Embracing Spanish culture
La Comunidad learning community helps students ease into the Spanish language
By Marie Dunn-Harris
Stacey Dickerson is anxiously awaiting her last semester to begin at BGSU. Instead of beginning classes on campus, she’ll be studying abroad in Spain for a second time. Studying overseas is not an easy decision to make, but being in the Spanish learning community, La Comunidad, has helped her to better prepare.
“It’s a place where you can speak without feeling judged or feeling out of place,” Dickerson said. “Classroom learning is great, but to be able to speak Spanish to people on a regular basis without feeling like I was going to mess up was key for me.”
There are 26 students from 13 different majors in La Comunidad this year. Director Carmen Alvarez has been with the program for four years and has been involved in helping it grow.
“The purpose of the community is to bring an environment where the students feel confident talking in a foreign language with each other,” she said.
BGSU has more than 15 Learning Communities with special interests, helping students to ease into the transition from high school to college. Students also have a strong sense of belonging, which leads to a better connection to the University, increasing their chances of staying and graduating.
"Students in learning communities really get to experience all of what makes BGSU an exceptional place to learn. Each of our communities offer amazing and unique cultural experiences - La Comunidad is no exception," said Jodi Devine, director of Residential Communities.
Dickerson, who worked as a Residence Hall Advisor, was asked to be the RA for La Comunidad because of her minor in Spanish.
“By living in the community, many of us are in the same Spanish classes and we’re able to help each other and learn more than some of our other classmates. It’s just so helpful,” she said.
Dickerson was able to study in Spain last summer because she was a Spanish minor. She enjoyed the experience and language so much that she decided to make Spanish her major. She is returning to Spain in the fall with 11 of her La Comunidad residents.

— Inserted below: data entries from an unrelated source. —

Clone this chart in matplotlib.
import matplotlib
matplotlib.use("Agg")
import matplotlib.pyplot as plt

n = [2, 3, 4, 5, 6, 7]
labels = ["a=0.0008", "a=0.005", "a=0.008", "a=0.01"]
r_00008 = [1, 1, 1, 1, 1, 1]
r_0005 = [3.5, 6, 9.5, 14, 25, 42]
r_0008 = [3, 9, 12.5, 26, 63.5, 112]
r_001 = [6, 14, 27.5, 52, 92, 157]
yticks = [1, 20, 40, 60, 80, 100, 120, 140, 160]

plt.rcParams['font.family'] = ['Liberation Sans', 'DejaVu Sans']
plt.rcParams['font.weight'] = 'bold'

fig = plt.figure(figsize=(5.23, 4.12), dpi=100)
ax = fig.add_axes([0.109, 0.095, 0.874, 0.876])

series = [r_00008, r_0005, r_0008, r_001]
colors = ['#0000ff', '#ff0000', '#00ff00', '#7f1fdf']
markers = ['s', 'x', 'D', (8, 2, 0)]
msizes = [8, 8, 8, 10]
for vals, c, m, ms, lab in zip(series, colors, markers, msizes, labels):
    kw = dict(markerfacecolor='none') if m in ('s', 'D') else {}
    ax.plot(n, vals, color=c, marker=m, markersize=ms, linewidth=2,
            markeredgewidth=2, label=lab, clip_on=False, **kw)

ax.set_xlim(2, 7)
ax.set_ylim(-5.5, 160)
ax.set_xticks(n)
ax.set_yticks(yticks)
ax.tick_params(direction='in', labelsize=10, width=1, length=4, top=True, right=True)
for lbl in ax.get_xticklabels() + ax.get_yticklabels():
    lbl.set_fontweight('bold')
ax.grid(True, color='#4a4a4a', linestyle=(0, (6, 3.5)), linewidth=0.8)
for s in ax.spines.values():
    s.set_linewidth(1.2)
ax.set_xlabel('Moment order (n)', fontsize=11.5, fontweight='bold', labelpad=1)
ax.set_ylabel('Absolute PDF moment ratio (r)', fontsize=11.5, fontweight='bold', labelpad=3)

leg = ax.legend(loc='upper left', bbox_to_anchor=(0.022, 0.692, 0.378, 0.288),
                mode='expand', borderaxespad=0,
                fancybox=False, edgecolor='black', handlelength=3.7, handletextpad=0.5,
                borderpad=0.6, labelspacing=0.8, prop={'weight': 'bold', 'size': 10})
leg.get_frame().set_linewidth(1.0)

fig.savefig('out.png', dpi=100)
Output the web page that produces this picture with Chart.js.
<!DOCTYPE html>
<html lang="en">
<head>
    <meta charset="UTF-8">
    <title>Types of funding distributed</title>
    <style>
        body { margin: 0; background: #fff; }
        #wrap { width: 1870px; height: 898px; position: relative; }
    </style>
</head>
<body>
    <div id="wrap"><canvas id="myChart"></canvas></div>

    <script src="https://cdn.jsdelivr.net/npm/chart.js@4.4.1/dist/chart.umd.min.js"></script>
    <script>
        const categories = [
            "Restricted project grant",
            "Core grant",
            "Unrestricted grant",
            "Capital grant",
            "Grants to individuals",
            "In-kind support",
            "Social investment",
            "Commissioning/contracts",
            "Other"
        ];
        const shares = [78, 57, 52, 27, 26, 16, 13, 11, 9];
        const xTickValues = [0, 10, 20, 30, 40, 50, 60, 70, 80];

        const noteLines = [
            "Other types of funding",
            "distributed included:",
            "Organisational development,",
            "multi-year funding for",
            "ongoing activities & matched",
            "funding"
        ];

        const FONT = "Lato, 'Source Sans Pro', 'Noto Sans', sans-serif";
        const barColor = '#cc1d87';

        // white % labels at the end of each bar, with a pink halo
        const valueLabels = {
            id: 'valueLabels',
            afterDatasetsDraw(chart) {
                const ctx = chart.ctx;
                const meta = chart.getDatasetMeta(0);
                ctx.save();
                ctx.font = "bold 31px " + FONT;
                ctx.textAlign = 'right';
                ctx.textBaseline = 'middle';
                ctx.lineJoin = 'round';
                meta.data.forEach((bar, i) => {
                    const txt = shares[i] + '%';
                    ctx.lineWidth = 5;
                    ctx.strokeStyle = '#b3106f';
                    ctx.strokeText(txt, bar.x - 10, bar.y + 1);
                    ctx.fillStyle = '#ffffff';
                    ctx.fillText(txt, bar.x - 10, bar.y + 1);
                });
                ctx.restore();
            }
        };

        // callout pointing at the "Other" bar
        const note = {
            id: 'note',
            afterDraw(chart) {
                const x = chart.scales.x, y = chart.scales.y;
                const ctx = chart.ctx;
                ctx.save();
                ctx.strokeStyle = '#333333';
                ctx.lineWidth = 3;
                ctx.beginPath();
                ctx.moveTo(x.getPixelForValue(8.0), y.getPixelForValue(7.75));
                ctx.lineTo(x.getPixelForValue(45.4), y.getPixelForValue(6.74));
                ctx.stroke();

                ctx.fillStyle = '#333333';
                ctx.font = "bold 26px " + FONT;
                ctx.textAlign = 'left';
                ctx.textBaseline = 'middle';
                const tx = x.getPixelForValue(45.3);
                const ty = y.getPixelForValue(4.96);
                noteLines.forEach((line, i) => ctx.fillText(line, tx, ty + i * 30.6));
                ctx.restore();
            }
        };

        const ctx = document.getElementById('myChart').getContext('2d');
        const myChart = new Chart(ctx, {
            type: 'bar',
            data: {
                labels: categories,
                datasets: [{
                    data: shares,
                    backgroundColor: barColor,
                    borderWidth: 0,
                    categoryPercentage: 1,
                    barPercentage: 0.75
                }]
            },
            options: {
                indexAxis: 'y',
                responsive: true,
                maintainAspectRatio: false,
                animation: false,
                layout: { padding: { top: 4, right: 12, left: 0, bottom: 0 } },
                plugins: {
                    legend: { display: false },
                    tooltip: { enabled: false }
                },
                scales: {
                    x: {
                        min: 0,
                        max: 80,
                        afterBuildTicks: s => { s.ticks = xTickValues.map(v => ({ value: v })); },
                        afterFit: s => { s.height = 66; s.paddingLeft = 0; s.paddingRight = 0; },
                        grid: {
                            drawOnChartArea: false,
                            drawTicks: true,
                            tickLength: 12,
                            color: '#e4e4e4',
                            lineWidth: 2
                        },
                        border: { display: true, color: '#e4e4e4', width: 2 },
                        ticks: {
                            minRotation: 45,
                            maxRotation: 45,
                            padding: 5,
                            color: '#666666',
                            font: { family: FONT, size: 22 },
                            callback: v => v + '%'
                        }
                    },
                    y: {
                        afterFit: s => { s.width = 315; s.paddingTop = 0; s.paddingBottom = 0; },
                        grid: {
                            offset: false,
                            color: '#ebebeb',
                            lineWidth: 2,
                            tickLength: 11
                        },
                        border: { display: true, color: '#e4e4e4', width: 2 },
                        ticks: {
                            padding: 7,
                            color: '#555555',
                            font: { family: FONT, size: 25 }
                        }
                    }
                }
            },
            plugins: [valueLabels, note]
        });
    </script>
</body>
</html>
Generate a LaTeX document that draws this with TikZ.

“It was the best experience of my entire life,” she said. “Being immersed in a language that you love is just amazing. It was life changing and I can’t imagine where I would be if I hadn’t made the decision to study abroad.”
Residents in La Comunidad also do volunteer work off campus.
“We do community service and several events throughout the year with La Conexion, which is a non-profit Wood County organization,” said Alvarez.
Dickerson enjoys her time with La Conexion, where she has made valuable connections.
“I’ve been lucky enough to tutor the children whose parents take English classes,” she said. “Their parents can’t help them with English homework because of the language barrier.”
La Comunidad also hosts movie nights, game nights and monthly cultural dinners called Cena Con Amigos (dinner with friends), which are Dickerson’s favorite.
“Everyone has their own separate majors but there’s just something about a gathering with a big meal that brings everyone closer,” she said. “We’re free to speak Spanish and it gives us a chance to experience different foods and get to know each other.”
La Comunidad is part of the Department of Romance and Classical Studies and works closely with the Latino Student Union. Although many students who reside within the community are directly affiliated with the Spanish department at BGSU, it is not a requirement to be a Spanish major or minor.
“The students all want to either learn more about the culture or they have an interest in and want to practice their Spanish,” Alvarez said.
Students return to La Comunidad year after year. In May, the community will have its first full graduating class comprised of students who all started together their first year at BGSU.
As for Dickerson, she plans to apply for the Fulbright Scholar Program and hopes to teach English in a Spanish-speaking country.